Charts and diagrams as code:

○ ○ ○ ○ ○ ○ ○

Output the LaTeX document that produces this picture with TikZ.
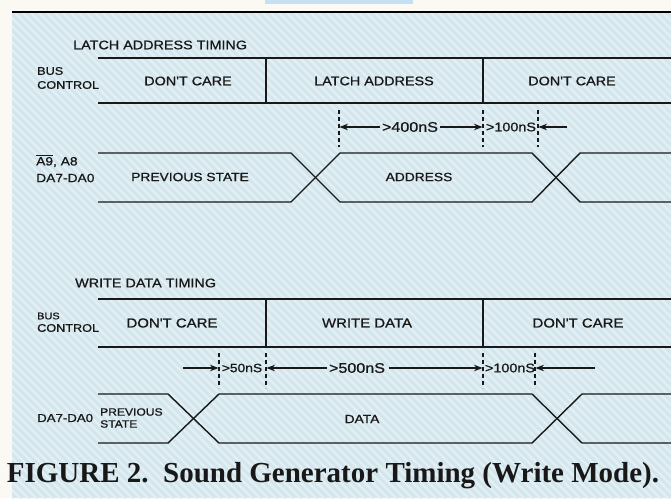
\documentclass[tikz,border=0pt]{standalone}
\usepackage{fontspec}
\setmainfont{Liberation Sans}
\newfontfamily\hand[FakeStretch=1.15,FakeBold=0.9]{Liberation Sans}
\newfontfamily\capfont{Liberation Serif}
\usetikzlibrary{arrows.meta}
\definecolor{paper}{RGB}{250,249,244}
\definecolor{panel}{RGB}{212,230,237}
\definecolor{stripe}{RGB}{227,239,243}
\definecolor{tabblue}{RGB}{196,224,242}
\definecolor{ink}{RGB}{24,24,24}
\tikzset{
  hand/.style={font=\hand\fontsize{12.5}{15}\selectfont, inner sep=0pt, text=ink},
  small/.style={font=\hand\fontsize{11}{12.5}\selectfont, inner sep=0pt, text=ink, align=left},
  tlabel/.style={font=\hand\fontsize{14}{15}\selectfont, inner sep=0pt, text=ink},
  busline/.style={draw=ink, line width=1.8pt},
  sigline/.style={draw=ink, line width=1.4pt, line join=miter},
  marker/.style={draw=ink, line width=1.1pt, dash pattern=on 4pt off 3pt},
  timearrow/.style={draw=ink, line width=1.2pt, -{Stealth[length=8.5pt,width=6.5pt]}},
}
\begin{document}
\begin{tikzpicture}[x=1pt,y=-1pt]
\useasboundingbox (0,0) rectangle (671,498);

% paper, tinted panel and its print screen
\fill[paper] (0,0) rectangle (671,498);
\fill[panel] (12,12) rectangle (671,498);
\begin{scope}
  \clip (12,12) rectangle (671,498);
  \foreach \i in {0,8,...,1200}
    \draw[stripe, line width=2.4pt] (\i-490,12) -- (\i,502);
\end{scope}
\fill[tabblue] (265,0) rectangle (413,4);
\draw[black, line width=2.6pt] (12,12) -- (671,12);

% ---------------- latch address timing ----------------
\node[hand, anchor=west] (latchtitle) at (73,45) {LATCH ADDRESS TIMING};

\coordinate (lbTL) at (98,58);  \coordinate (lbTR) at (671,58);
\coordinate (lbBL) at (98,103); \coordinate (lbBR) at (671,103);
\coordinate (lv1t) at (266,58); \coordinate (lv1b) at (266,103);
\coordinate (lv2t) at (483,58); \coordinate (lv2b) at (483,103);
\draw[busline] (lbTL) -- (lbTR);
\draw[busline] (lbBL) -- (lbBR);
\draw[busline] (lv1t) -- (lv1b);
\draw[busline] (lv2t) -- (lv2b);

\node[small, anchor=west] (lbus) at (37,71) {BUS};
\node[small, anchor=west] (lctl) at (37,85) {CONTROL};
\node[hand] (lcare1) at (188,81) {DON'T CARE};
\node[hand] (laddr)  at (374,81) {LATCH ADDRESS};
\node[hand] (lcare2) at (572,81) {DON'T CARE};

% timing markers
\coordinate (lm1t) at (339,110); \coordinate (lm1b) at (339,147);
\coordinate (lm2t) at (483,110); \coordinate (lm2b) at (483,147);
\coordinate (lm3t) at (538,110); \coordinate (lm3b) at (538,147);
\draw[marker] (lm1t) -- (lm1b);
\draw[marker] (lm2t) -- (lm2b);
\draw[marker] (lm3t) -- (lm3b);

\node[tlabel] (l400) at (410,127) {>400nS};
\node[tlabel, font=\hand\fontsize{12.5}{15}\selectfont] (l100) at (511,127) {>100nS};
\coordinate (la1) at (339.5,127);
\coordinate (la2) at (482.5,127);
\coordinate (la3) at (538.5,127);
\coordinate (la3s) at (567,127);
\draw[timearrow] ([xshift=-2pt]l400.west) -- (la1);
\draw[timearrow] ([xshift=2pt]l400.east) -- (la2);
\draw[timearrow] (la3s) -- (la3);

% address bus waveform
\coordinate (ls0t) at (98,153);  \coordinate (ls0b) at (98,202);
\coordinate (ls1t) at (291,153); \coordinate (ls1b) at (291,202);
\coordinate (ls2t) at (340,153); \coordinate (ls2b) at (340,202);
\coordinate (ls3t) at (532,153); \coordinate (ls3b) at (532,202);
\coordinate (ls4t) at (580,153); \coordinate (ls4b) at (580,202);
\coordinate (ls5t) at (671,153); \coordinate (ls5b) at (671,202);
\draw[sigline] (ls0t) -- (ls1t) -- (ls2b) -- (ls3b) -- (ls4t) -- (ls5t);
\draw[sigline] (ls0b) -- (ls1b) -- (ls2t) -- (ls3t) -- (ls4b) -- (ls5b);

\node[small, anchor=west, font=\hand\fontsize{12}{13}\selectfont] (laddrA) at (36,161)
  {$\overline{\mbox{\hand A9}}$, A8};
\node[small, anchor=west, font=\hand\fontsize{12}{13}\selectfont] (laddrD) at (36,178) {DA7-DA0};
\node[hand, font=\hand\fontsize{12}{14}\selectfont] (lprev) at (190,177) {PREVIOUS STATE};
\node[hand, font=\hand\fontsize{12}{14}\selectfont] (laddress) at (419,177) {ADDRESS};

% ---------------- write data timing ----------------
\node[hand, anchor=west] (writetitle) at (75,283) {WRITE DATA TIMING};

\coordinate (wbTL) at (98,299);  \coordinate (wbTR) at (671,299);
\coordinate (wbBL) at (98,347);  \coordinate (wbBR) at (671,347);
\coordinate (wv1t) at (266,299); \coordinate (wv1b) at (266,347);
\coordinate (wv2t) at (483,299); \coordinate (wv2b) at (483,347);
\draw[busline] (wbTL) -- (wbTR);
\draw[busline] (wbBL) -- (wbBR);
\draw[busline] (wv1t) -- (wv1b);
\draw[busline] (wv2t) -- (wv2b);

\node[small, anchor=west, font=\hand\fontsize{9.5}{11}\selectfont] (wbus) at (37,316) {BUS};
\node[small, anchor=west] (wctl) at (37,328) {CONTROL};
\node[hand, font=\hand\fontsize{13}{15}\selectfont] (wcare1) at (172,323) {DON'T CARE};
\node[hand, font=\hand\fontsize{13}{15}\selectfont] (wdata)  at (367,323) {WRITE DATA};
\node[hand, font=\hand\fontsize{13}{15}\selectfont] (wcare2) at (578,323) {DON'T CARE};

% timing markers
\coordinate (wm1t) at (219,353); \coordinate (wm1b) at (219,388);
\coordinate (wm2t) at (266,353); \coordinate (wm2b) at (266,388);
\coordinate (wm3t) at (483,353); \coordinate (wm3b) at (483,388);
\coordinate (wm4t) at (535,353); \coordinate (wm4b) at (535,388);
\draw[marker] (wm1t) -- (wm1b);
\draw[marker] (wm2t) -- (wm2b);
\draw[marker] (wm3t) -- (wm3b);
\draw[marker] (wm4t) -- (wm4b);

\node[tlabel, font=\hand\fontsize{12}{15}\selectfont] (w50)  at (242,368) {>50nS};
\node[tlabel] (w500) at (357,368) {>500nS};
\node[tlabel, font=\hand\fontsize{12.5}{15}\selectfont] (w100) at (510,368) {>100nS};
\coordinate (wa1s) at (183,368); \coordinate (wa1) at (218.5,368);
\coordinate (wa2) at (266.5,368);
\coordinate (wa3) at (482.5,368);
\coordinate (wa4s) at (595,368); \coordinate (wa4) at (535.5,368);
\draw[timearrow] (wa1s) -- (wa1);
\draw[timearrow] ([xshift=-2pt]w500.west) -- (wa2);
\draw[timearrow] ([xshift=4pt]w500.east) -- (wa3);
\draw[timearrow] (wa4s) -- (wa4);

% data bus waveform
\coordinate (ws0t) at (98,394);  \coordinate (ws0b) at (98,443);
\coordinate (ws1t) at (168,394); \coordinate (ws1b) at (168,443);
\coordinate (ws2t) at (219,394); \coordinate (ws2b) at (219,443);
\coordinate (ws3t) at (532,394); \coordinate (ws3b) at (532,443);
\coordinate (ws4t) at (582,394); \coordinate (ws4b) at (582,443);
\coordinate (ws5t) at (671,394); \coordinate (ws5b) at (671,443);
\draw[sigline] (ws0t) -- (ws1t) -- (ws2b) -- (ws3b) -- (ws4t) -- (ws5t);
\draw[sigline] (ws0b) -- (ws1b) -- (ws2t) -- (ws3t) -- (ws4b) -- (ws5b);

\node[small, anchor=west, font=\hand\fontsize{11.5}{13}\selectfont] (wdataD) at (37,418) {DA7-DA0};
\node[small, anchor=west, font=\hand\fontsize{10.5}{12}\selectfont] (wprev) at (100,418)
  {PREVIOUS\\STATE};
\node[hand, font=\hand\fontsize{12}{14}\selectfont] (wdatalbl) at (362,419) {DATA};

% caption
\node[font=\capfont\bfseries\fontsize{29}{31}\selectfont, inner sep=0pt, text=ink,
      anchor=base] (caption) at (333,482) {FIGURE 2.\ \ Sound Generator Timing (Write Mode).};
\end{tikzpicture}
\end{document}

○ ○ ○ ○ ○ ○ ○

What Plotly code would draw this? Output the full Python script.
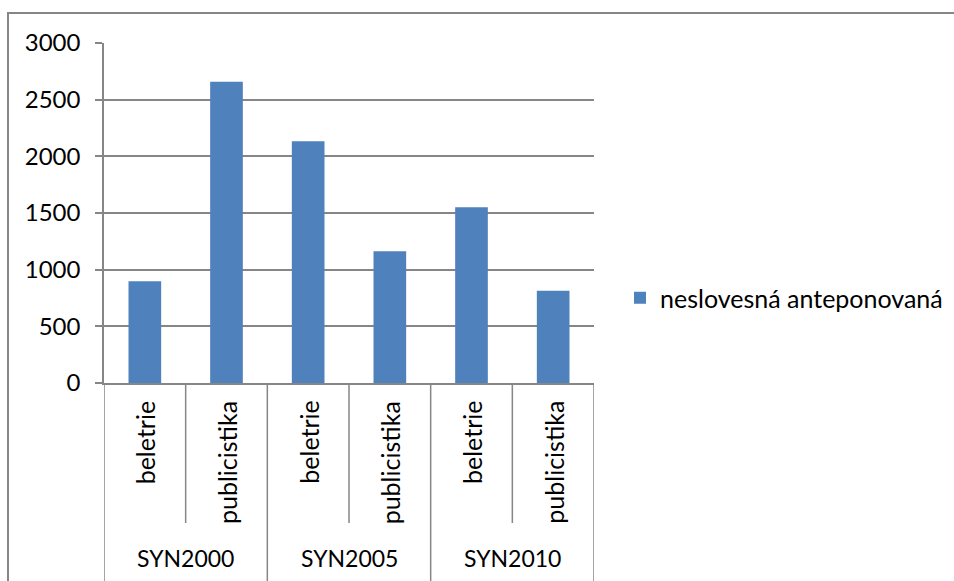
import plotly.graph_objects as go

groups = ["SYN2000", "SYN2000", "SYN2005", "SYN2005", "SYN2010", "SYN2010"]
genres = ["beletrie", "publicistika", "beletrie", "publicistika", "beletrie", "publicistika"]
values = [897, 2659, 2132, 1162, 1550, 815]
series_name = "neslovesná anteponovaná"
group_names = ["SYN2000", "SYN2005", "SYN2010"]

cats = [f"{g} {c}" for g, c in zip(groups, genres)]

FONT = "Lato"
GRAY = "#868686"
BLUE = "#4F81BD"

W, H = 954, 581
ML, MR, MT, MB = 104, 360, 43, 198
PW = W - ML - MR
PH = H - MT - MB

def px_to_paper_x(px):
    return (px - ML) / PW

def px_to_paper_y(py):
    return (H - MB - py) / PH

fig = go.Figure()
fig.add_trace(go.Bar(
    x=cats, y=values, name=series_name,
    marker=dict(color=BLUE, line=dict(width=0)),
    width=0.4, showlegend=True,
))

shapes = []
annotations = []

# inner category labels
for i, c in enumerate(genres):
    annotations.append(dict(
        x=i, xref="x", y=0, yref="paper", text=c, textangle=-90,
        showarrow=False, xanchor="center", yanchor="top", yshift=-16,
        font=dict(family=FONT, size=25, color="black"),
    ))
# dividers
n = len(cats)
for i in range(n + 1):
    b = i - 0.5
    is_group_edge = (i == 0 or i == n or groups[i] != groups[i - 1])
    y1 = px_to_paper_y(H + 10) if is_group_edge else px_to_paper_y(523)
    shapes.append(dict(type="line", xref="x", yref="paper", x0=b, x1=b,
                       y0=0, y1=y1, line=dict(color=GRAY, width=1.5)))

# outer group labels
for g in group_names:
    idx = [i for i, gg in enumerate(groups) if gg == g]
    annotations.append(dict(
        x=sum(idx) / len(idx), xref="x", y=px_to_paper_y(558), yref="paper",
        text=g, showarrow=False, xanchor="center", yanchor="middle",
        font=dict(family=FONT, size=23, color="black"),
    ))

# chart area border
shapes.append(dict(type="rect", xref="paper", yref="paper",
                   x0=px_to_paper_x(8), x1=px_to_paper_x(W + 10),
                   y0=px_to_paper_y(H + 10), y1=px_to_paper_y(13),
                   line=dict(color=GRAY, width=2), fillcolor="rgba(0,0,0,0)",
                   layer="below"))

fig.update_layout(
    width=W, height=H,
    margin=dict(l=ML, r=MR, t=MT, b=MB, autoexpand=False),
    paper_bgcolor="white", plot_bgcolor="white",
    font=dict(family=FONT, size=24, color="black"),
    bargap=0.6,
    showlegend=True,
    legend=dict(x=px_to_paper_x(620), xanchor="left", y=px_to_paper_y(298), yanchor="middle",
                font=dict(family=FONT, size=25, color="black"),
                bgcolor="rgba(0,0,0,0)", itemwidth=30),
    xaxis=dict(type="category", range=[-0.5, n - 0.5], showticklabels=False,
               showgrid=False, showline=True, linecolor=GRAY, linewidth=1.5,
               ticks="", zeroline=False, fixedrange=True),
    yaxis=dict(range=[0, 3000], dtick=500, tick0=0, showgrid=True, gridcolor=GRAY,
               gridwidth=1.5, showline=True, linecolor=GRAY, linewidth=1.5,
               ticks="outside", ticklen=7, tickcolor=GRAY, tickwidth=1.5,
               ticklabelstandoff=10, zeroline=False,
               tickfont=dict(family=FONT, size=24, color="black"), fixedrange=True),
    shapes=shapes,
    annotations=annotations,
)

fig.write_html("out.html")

○ ○ ○ ○ ○ ○ ○

> **YOUR INSTRUCTIONS**
Between the line with "What Plotly code" and the line with "import plotly.graph_objects as go", ends included, lies the span to copy exactly; copy nothing else and leave out the pictures.

> **WORKED ANSWER**
What Plotly code would draw this? Output the full Python script.
import plotly.graph_objects as go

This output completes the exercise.